Para a investigadora, são as fases de transição que ajudam a
configurar as redes de amigos. "O casamento, o nascimento dos filhos, o
divórcio e a entrada na reforma são alturas da vida de grande mudança e que
alteram o círculo de pessoas mais próximo", explica. Apesar da grande
importância dada à amizade, Verónica Policarpo ressalva que em Portugal "a
família é um conceito muito forte" e que, em geral, as pessoas fazem uma
distinção entre relações dadas, a família onde se nasce, e adquiridas, os
amigos, que se escolhem. No entanto, as funções de uns e outros acabam por
circular, ultrapassando a fronteira entre o que é um membro da família e o que
é um amigo.
AMIGOS NA TERCEIRA IDADE Tendo em conta os dados
do Instituto Nacional de Estatística, os números relacionados com o
envelhecimento da população são ainda mais alargados. Cerca de 400 mil idosos
vivem sós e outros 804 mil vivem em companhia exclusiva de outros idosos - um
fenómeno que aumentou 28% ao longo da última década. De forma a fazer um
enquadramento das mutações demográficas dos últimos anos, o Conselho Económico
Social de- senvolveu o estudo "O Envelhecimento da População: Dependência,
Activação e Qualidade", que também vai ser debatido durante a conferência.

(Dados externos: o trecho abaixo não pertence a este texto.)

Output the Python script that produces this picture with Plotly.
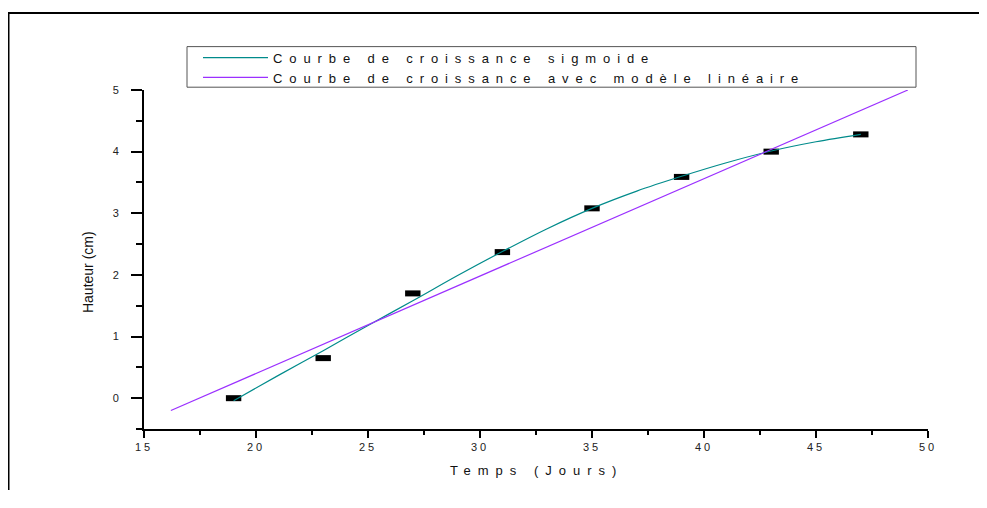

No estudo, a equipa de investigadores fez um retrato da
população idosa, concluindo que "o aumento da esperança média de vida,
associado à diminuição das taxas de fertilidade, conduzirá os países europeus a
enfrentar nas próximas décadas um aumento considerável da proporção das pessoas
mais idosas". Apesar de se concluir que Portugal é um dos países mais
envelhecidos da União Europeia, um outro dado vem dar uma perspectiva positiva:
Portugal encontra-se entre os cinco países europeus em que os idosos têm mais
contactos com amigos. No total, apenas 2% da população acima dos 65 anos não
convive com amigos, pode ler-se no estudo.
Entre o apoio de amigos, família e vizinhos, Portugal
encontra-se entre os três países com um dos melhores indicadores no que
respeita à obtenção de ajuda para os idosos em caso de necessidade. Para
Fernando Chau, um dos investigadores envolvidos no trabalho, os idosos
"desconfiam dos cuidados oferecidos num lar e encaram o espaço como um
depósito onde são deixados". O investigador faz referência a um estudo de
2007 do Ministério da Saúde sobre pessoas com necessidade de cuidados
continuados, que indica que, na maioria dos casos, os familiares eram os
cuidadores informais (96,3%), seguidos dos amigos não residentes no domicílio e
dos vizinhos (29,5%). Perante este cenário, Fernando Chau reforça a necessidade
de uma maior aposta na formação dada a quem presta serviços de apoio a idosos,
mesmo que de uma forma informal, referindo-se assim a filhos, amigos, vizinhos
e GNR.
Os períodos de transição num ciclo de vida são apresentados
pelos investigadores como essenciais para a transformação de laços. Se por um
lado, com o aumento da idade diminuem as relações de amizade, por motivos como
a morte dos amigos e dificuldade de os substituir ou encontrar novas amizades,
por outro, a passagem para a idade da reforma pode ser vista como um momento de
retoma de laços antigos ou criação de novas ligações.
"Cada vez mais idosos recorrem às redes sociais para se
reencontrarem com amizades antigas", refere Verónica Policarpo,
acrescentando a tendência crescente do uso das redes para alimentar práticas
que podem dar origem a novas formas de amizade, como a criação de um clube de
leitura ou cursos especializados, actividades desenvolvidas mais facilmente com
o tempo livre oferecido pela reforma.